## PROVIDED RECORDS
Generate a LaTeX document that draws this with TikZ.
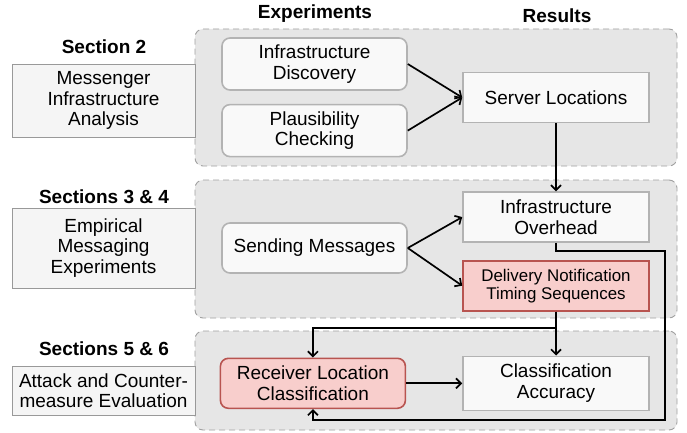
\documentclass[tikz,border=0pt]{standalone}
\usepackage{fontspec}
\setmainfont{Liberation Sans}
\usetikzlibrary{positioning,arrows.meta}

\definecolor{grpfill}{HTML}{E6E6E6}
\definecolor{grpline}{HTML}{A0A0A0}
\definecolor{boxfill}{HTML}{F9F9F9}
\definecolor{boxline}{HTML}{B3B3B3}
\definecolor{secfill}{HTML}{F5F5F5}
\definecolor{secline}{HTML}{999999}
\definecolor{hotfill}{HTML}{F8CECC}
\definecolor{hotline}{HTML}{B85450}

\tikzset{
	grp/.style={draw=grpline, fill=grpfill, line width=0.9pt, dash pattern=on 6pt off 4pt, rounded corners=8pt},
	secbox/.style={draw=secline, fill=secfill, line width=0.8pt, minimum width=183pt, align=center, font=\fontsize{19}{20.5}\selectfont},
	sectitle/.style={inner sep=0pt, font=\fontsize{19}{21}\selectfont\bfseries},
	expbox/.style={draw=boxline, fill=boxfill, line width=1.6pt, rounded corners=8pt, minimum width=185pt, minimum height=52pt, align=center, font=\fontsize{19}{20.5}\selectfont},
	resbox/.style={draw=boxline, fill=boxfill, line width=1.6pt, minimum width=186pt, minimum height=50pt, align=center, font=\fontsize{19}{20.5}\selectfont},
	hot/.style={draw=hotline, fill=hotfill},
	arr/.style={line width=1.7pt, -{Straight Barb[length=5pt,width=10pt]}}
}

\begin{document}
\begin{tikzpicture}[x=1pt, y=-1pt]
	\useasboundingbox (0,0) rectangle (687,433);
	% groups
	\node[grp, minimum width=482pt, minimum height=137pt] (grp1) at (436,97.5) {};
	\node[grp, minimum width=482pt, minimum height=138pt] (grp2) at (436,249) {};
	\node[grp, minimum width=482pt, minimum height=99pt] (grp3) at (436,380.5) {};
	% sections
	\node[secbox, minimum height=73pt] (sec2) at (103.5,100.5) {Messenger\\Infrastructure\\Analysis};
	\node[secbox, minimum height=80pt] (sec34) at (103.5,248) {Empirical\\Messaging\\Experiments};
	\node[secbox, minimum height=49pt, inner sep=1pt] (sec56) at (103.5,390.5) {Attack and Counter-\\measure Evaluation};
	\node[sectitle] (t2) at (104,47) {Section 2};
	\node[sectitle] (t34) at (104,197) {Sections 3 \& 4};
	\node[sectitle] (t56) at (104,349) {Sections 5 \& 6};
	\node[sectitle] (hexp) at (315,14) {Experiments};
	\node[sectitle] (hres) at (557,16) {Results};
	% experiments and results
	\node[expbox] (infdisc) at (314.5,64) {Infrastructure\\Discovery};
	\node[expbox, below = 13pt of infdisc] (plaus) {Plausibility\\Checking};
	\node[resbox] (srv) at (556,97.5) {Server Locations};
	\node[resbox, below = 68pt of srv] (ovh) {Infrastructure\\Overhead};
	\node[resbox, hot, below = 17pt of ovh, font=\fontsize{16.9}{18}\selectfont] (dnts) {Delivery Notification\\Timing Sequences};
	\node[resbox, below = 44pt of dnts, minimum height=54pt] (acc) {Classification\\Accuracy};
	\node[expbox, minimum height=50pt] (send) at (314.5,248) {Sending Messages};
	\node[expbox, hot, minimum height=50pt, left = 56pt of acc] (recv) {Receiver Location\\Classification};
	\coordinate (loop) at (665,420);
	% connectors
	\draw[arr] (infdisc.east) -- (srv.west);
	\draw[arr] (plaus.east) -- (srv.west);
	\draw[arr] (srv) -- (ovh);
	\draw[arr] (send.east) -- (ovh.west);
	\draw[arr] (send.east) -- (dnts.west);
	\draw[arr] (dnts) -- (acc);
	\draw[arr] (dnts.south) -- ++(0,16.5) -| (recv.north);
	\draw[arr] (ovh.south) -- ++(0,8) -| (loop) -| (recv.south);
	\draw[arr] (recv) -- (acc);
\end{tikzpicture}
\end{document}
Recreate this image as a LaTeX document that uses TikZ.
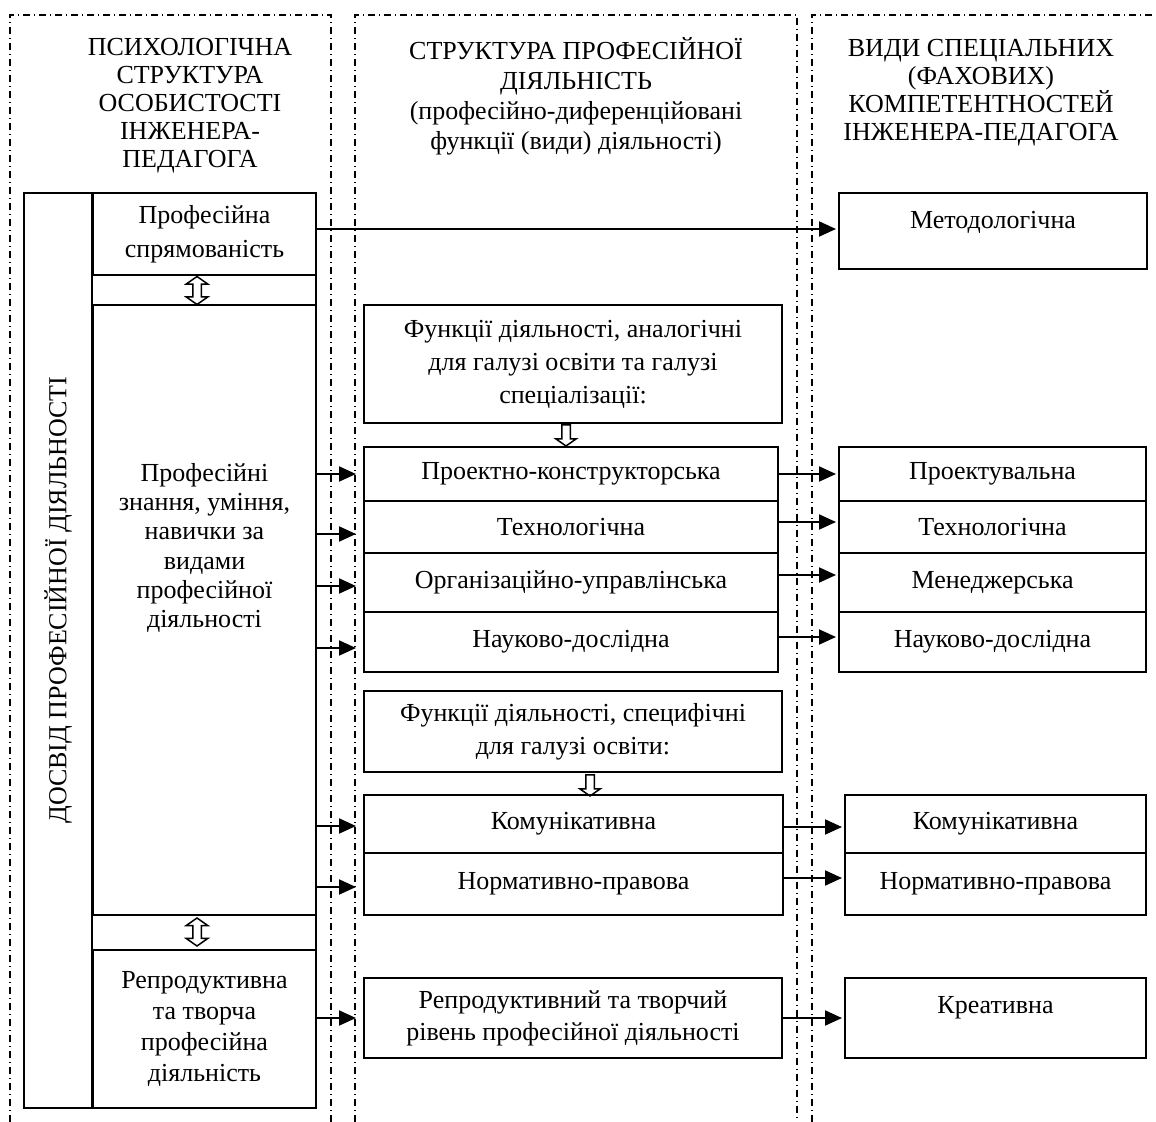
\documentclass[tikz,border=0pt]{standalone}
\usepackage{fontspec}
\setmainfont{Liberation Serif}
\usetikzlibrary{arrows.meta,shapes.arrows}

\begin{document}
\begin{tikzpicture}[x=0.5pt,y=-0.5pt,
  caja/.style={draw,line width=1pt,align=center,inner sep=0pt,font=\fontsize{13}{15.5}\selectfont},
  titulo/.style={align=center,inner sep=0pt},
  flecha/.style={line width=1pt,-{Triangle[length=8.5pt,width=7.5pt]}},
  marco/.style={line width=0.7pt,dash pattern=on 3.5pt off 2pt on 0.5pt off 2pt},
  hueca/.style={draw,line width=0.75pt,single arrow,rotate=-90,minimum height=10.5pt,
    inner sep=1.75pt,single arrow head extend=3pt,single arrow tip angle=110},
  doble/.style={draw,line width=0.75pt,double arrow,rotate=90,minimum height=14pt,
    inner sep=1.75pt,double arrow head extend=3.25pt,double arrow tip angle=110}]
\useasboundingbox (0,0) rectangle (1156,1122);
% columnas
\draw[marco] (10,1122) -- (10,15) -- (331,15) -- (331,1122);
\draw[marco] (355,1122) -- (355,15) -- (797,15) -- (797,1122);
\draw[marco] (812,1122) -- (812,15) -- (1156,15);
\node[titulo,font=\fontsize{13}{14}\selectfont] (tit1) at (190,106)
  {ПСИХОЛОГІЧНА\\СТРУКТУРА\\ОСОБИСТОСТІ\\ІНЖЕНЕРА-\\ПЕДАГОГА};
\node[titulo,font=\fontsize{13}{15}\selectfont] (tit2) at (576,96)
  {СТРУКТУРА ПРОФЕСІЙНОЇ\\ДІЯЛЬНІСТЬ\\(професійно-диференційовані\\функції (види) діяльності)};
\node[titulo,font=\fontsize{13}{14}\selectfont] (tit3) at (981,93)
  {ВИДИ СПЕЦІАЛЬНИХ\\(ФАХОВИХ)\\КОМПЕТЕНТНОСТЕЙ\\ІНЖЕНЕРА-ПЕДАГОГА};
% columna izquierda
\node[caja,minimum width=146pt,minimum height=457.5pt] (exp) at (170,650.5) {};
\node[rotate=90,inner sep=0pt,font=\fontsize{13}{15}\selectfont] (dosvid) at (58,600)
  {ДОСВІД ПРОФЕСІЙНОЇ ДІЯЛЬНОСТІ};
\node[caja,minimum width=111.5pt,minimum height=41pt,font=\fontsize{13}{17}\selectfont] (napr) at (204.5,234)
  {Професійна\\спрямованість};
\node[caja,minimum width=111.5pt,minimum height=305pt,font=\fontsize{13}{14.6}\selectfont,text height=20pt] (know) at (204.5,610)
  {Професійні\\знання, уміння,\\навички за\\видами\\професійної\\діяльності};
\node[caja,minimum width=111.5pt,minimum height=79pt] (repr) at (204.5,1029)
  {Репродуктивна\\та творча\\професійна\\діяльність};
\draw[line width=1pt] (napr.north west) -- (repr.south west);
\node[doble] (d1) at (197,290.5) {};
\node[doble] (d2) at (197,932) {};
% columna central
\node[caja,minimum width=209pt,minimum height=59pt,font=\fontsize{13}{16.5}\selectfont] (an) at (573,364)
  {Функції діяльності, аналогічні\\для галузі освіти та галузі\\спеціалізації:};
\node[hueca] (h1) at (566,434) {};
\foreach \Nom/\Yc/\Alt/\Texto in
{pk/474/27/Проектно-конструкторська,tech/527/26/Технологічна,
 org/582.5/29.5/Організаційно-управлінська,nd/642/30/Науково-дослідна}
{
	\node[caja,minimum width=207pt,minimum height=\Alt pt] (\Nom) at (571,\Yc) {\Texto};
}
\node[caja,minimum width=209pt,minimum height=40.5pt,font=\fontsize{13}{16.5}\selectfont] (sp) at (573,731.5)
  {Функції діяльності, специфічні\\для галузі освіти:};
\node[hueca] (h2) at (590,784) {};
\node[caja,minimum width=209.5pt,minimum height=29pt] (kom) at (573.5,824) {Комунікативна};
\node[caja,minimum width=209.5pt,minimum height=31pt] (norm) at (573.5,884) {Нормативно-правова};
\node[caja,minimum width=209pt,minimum height=40pt,font=\fontsize{13}{16}\selectfont] (rt) at (573,1018)
  {Репродуктивний та творчий\\рівень професійної діяльності};
% columna derecha
\node[caja,minimum width=154pt,minimum height=38pt,text depth=11pt] (met) at (993,231) {Методологічна};
\foreach \Nom/\Yc/\Alt/\Texto in
{pr/474/27/Проектувальна,tr/527/26/Технологічна,
 men/582.5/29.5/Менеджерська,nd2/642/30/Науково-дослідна}
{
	\node[caja,minimum width=153.5pt,minimum height=\Alt pt] (\Nom) at (992.5,\Yc) {\Texto};
}
\node[caja,minimum width=150.5pt,minimum height=29pt] (kom2) at (995.5,824) {Комунікативна};
\node[caja,minimum width=150.5pt,minimum height=31pt] (norm2) at (995.5,884) {Нормативно-правова};
\node[caja,minimum width=150.5pt,minimum height=40pt,text depth=13pt] (kre) at (995.5,1018) {Креативна};
% flechas
\draw[flecha,shorten >=1pt] ([yshift=2.5pt]napr.east) -- ([yshift=2.5pt]napr.east -| met.west);
\foreach \Org/\Des/\Dy in
{know/pk/0,know/tech/7,know/org/3.5,know/nd/6,know/kom/2,know/norm/3,repr/rt/0}
{
	\draw[flecha] ([yshift=-\Dy*0.5pt]\Org.east |- \Des.west)
		-- ([xshift=-3.5pt,yshift=-\Dy*0.5pt]\Des.west);
}
\foreach \Org/\Des/\Dy in
{pk/pr/0,tech/tr/-5,org/men/-7.5,nd/nd2/-5,kom/kom2/3,norm/norm2/-6,rt/kre/0}
{
	\draw[flecha,shorten >=1pt] ([yshift=-\Dy*0.5pt]\Org.east)
		-- ([yshift=-\Dy*0.5pt]\Org.east -| \Des.west);
}
\end{tikzpicture}
\end{document}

## WHAT TO WORK ON
Every line that holds the word "LaTeX" should be extracted.

## FINAL RESULT
Generate a LaTeX document that draws this with TikZ.
Recreate this image as a LaTeX document that uses TikZ.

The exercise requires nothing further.